### Objective
The lines from the beginning of the records below through the one holding "tick_levels = [2, 4, 6, 8, 10, 12, 14]" are to be copied exactly; leave the pictures out.

### Entries provided

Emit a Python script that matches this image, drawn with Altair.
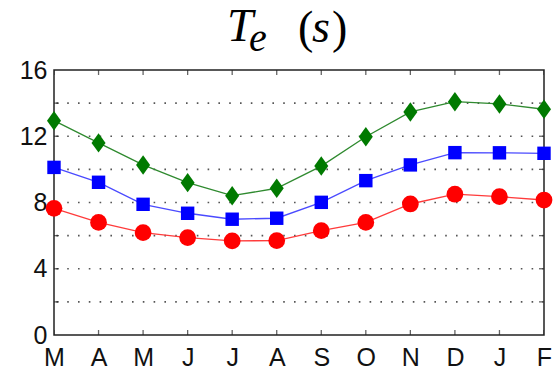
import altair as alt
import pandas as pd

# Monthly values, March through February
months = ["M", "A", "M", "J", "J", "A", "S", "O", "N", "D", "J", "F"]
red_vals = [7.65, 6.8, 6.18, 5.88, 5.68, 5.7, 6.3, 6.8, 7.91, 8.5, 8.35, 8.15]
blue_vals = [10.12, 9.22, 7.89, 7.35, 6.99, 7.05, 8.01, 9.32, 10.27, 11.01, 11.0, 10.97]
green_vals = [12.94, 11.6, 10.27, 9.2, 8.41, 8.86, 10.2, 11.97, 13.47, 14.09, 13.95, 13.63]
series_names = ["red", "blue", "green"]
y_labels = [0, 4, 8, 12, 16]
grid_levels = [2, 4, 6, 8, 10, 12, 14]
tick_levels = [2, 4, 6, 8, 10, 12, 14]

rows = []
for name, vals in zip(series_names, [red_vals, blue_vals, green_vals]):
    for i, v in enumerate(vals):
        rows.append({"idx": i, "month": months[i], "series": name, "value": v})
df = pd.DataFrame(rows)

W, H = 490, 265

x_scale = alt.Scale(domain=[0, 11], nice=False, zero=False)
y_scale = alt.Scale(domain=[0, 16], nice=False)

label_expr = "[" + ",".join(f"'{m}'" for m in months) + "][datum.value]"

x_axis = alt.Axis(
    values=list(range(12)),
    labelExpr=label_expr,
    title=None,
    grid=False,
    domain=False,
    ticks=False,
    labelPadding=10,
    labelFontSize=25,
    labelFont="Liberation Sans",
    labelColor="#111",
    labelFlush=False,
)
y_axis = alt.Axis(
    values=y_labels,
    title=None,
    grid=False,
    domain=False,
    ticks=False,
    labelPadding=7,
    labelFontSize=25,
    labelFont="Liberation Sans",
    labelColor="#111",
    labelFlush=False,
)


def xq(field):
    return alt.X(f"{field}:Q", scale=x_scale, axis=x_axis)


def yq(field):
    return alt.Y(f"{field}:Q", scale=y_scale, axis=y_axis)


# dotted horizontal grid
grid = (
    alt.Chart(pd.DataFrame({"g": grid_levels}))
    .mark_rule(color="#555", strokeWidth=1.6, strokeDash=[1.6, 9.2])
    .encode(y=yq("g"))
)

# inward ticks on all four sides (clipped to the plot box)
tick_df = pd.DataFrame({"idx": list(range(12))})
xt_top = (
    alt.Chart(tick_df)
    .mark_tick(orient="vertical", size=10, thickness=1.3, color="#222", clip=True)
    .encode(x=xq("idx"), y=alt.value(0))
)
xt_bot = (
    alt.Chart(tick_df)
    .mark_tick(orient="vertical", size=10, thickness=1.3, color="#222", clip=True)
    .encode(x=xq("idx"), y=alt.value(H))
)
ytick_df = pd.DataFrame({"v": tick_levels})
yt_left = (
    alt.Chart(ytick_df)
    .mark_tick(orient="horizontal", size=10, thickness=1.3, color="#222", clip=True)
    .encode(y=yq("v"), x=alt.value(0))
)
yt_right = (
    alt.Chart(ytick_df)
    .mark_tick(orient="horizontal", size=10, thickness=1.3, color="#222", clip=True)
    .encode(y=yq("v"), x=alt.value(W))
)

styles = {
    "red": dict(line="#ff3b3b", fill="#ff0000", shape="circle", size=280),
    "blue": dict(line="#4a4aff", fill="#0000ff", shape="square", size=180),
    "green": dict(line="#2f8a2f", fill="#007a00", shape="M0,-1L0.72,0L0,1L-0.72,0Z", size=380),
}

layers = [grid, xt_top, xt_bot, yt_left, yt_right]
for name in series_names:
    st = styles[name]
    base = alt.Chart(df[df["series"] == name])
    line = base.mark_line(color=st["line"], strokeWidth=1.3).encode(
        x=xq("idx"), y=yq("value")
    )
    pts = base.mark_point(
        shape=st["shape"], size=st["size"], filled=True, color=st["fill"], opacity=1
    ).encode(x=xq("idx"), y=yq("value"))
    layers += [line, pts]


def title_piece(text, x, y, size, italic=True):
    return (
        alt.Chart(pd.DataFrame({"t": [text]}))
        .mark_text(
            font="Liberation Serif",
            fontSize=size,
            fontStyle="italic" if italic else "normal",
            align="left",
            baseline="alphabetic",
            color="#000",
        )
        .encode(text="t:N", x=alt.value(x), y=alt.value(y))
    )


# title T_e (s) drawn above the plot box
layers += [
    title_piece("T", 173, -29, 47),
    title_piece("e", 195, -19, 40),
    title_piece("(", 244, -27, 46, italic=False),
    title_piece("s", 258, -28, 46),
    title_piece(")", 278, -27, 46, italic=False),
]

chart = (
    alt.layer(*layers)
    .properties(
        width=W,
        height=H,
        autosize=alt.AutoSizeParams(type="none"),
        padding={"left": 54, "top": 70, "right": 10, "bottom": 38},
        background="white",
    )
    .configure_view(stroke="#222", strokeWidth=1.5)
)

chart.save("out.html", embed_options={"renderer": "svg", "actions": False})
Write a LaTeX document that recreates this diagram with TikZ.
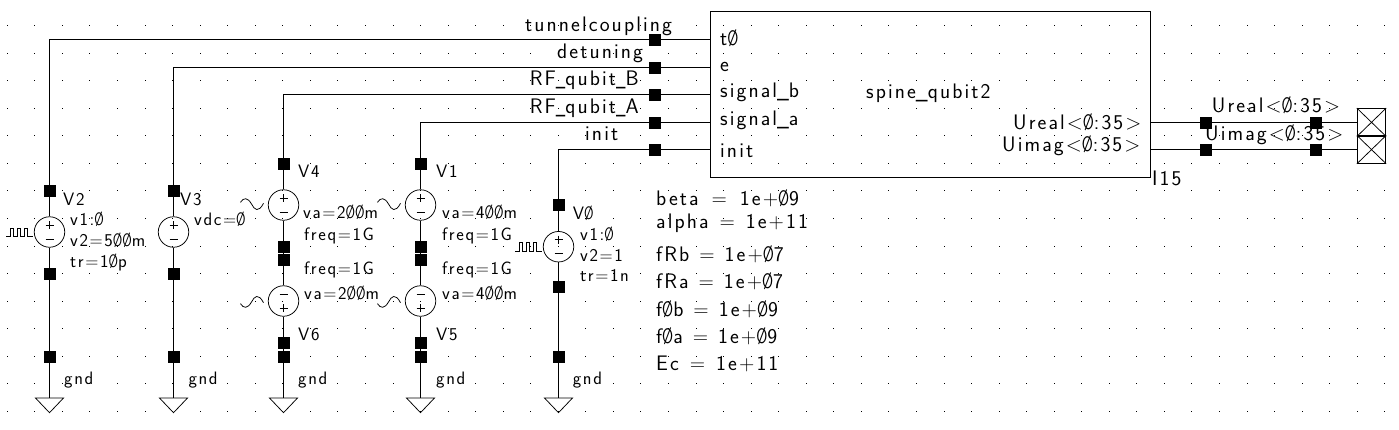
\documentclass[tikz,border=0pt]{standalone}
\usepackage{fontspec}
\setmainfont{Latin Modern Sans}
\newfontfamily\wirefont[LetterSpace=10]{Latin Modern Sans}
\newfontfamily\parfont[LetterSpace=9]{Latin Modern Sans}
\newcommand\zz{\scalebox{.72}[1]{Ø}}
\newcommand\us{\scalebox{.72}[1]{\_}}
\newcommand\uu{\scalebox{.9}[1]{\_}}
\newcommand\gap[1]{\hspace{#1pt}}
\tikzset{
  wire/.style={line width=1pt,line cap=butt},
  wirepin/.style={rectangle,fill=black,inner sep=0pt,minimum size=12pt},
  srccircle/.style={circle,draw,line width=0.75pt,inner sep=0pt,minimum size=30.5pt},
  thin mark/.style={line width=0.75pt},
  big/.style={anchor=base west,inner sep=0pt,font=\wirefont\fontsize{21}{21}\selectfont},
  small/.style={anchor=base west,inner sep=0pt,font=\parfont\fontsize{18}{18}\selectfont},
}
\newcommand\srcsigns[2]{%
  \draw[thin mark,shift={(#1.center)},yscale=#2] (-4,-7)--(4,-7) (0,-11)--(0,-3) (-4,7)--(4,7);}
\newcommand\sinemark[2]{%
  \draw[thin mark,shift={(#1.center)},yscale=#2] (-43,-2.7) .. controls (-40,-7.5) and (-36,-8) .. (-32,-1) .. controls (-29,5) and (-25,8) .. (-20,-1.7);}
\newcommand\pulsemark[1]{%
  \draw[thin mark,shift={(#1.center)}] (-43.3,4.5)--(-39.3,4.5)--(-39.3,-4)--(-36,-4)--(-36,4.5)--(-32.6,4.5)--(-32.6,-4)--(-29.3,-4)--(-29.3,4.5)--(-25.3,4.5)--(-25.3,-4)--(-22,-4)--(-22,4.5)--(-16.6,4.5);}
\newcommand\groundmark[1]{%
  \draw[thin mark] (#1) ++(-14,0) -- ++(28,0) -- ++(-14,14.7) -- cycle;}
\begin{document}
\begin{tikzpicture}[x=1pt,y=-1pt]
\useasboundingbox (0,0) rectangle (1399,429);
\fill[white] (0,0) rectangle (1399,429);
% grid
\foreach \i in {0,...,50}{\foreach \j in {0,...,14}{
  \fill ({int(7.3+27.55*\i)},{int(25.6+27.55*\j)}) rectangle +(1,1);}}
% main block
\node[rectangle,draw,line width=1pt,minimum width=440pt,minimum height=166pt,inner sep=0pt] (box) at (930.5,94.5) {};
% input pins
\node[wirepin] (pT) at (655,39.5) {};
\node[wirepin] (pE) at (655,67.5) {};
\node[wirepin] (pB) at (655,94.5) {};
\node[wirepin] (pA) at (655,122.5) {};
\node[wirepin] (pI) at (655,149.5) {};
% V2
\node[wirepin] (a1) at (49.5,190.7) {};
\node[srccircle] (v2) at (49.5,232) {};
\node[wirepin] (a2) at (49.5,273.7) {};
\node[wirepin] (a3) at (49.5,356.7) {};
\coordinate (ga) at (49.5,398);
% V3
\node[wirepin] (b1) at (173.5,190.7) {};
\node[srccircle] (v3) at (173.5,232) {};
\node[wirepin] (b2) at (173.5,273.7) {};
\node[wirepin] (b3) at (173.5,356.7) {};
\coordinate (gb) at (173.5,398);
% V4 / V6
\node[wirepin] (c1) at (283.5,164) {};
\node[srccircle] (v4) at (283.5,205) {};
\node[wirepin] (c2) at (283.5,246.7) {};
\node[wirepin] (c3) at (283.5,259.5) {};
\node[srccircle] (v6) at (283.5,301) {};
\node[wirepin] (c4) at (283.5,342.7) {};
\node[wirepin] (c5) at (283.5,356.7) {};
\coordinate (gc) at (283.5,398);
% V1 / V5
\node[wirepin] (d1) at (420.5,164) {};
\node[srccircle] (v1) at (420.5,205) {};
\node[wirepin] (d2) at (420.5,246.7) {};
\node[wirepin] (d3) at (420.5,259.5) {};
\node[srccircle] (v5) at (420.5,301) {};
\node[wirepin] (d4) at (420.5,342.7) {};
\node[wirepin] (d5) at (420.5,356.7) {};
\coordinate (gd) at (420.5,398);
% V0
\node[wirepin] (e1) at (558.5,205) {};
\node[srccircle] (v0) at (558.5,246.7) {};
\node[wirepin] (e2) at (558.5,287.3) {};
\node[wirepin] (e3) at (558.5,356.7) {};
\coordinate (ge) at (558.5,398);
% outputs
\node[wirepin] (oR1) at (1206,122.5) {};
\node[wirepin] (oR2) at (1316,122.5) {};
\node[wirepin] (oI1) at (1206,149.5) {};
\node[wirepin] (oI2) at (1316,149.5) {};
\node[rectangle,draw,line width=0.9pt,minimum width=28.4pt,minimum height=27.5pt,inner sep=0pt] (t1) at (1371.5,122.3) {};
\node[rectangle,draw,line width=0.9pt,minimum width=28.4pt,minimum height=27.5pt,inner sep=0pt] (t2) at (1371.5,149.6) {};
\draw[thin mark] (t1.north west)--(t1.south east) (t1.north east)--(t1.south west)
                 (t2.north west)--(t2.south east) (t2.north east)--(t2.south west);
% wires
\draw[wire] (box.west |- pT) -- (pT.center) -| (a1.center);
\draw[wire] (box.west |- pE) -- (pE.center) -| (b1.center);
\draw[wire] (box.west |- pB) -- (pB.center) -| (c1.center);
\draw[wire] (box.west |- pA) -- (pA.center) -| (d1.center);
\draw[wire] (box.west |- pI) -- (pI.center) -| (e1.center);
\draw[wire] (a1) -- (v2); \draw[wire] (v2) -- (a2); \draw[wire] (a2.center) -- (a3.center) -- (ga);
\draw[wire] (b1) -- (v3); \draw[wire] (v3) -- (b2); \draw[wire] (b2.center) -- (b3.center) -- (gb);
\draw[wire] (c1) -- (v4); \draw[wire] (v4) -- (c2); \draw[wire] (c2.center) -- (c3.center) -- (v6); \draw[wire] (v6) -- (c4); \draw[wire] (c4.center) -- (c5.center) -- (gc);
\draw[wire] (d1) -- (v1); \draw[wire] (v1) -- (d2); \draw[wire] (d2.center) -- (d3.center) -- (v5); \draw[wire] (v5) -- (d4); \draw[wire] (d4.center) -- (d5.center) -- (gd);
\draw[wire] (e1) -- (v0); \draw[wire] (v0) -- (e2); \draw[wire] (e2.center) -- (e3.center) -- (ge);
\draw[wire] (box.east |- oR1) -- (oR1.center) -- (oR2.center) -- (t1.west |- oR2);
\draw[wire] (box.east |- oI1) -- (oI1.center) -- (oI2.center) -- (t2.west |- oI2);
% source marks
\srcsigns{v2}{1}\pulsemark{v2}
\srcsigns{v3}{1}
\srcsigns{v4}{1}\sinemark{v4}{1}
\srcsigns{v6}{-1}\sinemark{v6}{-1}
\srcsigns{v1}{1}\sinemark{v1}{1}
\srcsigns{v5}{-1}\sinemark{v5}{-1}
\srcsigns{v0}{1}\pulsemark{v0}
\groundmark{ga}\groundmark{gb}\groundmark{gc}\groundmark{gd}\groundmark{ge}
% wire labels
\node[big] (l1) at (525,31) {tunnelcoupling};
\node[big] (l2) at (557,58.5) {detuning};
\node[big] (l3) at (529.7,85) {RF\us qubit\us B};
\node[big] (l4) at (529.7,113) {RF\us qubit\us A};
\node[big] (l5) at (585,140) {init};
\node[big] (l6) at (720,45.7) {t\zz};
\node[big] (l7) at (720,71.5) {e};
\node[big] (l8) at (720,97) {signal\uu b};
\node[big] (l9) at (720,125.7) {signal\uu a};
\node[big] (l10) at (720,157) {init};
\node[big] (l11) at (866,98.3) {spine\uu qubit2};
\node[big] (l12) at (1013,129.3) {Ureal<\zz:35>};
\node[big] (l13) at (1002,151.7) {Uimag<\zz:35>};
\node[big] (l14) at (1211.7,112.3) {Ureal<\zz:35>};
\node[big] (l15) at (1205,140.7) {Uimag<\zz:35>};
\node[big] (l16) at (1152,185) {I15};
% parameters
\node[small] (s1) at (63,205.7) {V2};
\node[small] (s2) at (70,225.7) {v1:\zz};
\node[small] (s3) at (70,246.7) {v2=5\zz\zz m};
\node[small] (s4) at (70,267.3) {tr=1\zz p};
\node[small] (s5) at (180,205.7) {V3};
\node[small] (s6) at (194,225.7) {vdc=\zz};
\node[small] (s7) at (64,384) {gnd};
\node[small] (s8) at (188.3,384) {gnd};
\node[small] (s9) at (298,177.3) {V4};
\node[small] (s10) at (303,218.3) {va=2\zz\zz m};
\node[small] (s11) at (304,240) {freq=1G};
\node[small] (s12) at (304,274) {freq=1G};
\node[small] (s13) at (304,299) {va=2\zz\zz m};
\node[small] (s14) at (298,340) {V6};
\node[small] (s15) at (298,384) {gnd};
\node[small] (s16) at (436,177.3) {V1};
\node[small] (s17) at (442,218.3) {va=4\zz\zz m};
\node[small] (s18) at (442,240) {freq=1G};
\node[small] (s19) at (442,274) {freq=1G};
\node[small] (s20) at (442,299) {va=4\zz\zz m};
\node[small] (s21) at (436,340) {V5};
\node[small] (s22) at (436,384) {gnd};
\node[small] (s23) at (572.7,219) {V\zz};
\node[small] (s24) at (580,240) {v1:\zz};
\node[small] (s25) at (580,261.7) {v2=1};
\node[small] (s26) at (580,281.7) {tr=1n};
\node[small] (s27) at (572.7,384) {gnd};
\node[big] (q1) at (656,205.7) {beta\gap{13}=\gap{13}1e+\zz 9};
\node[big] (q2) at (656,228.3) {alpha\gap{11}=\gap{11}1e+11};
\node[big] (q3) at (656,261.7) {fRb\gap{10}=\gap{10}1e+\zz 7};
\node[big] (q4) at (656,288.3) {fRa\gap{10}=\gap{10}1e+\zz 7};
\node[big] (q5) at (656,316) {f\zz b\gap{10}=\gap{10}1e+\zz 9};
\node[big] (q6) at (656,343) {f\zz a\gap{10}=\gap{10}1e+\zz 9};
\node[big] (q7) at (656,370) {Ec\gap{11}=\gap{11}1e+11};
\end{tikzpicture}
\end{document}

### Written answer
Emit a Python script that matches this image, drawn with Altair.
import altair as alt
import pandas as pd

# Monthly values, March through February
months = ["M", "A", "M", "J", "J", "A", "S", "O", "N", "D", "J", "F"]
red_vals = [7.65, 6.8, 6.18, 5.88, 5.68, 5.7, 6.3, 6.8, 7.91, 8.5, 8.35, 8.15]
blue_vals = [10.12, 9.22, 7.89, 7.35, 6.99, 7.05, 8.01, 9.32, 10.27, 11.01, 11.0, 10.97]
green_vals = [12.94, 11.6, 10.27, 9.2, 8.41, 8.86, 10.2, 11.97, 13.47, 14.09, 13.95, 13.63]
series_names = ["red", "blue", "green"]
y_labels = [0, 4, 8, 12, 16]
grid_levels = [2, 4, 6, 8, 10, 12, 14]
tick_levels = [2, 4, 6, 8, 10, 12, 14]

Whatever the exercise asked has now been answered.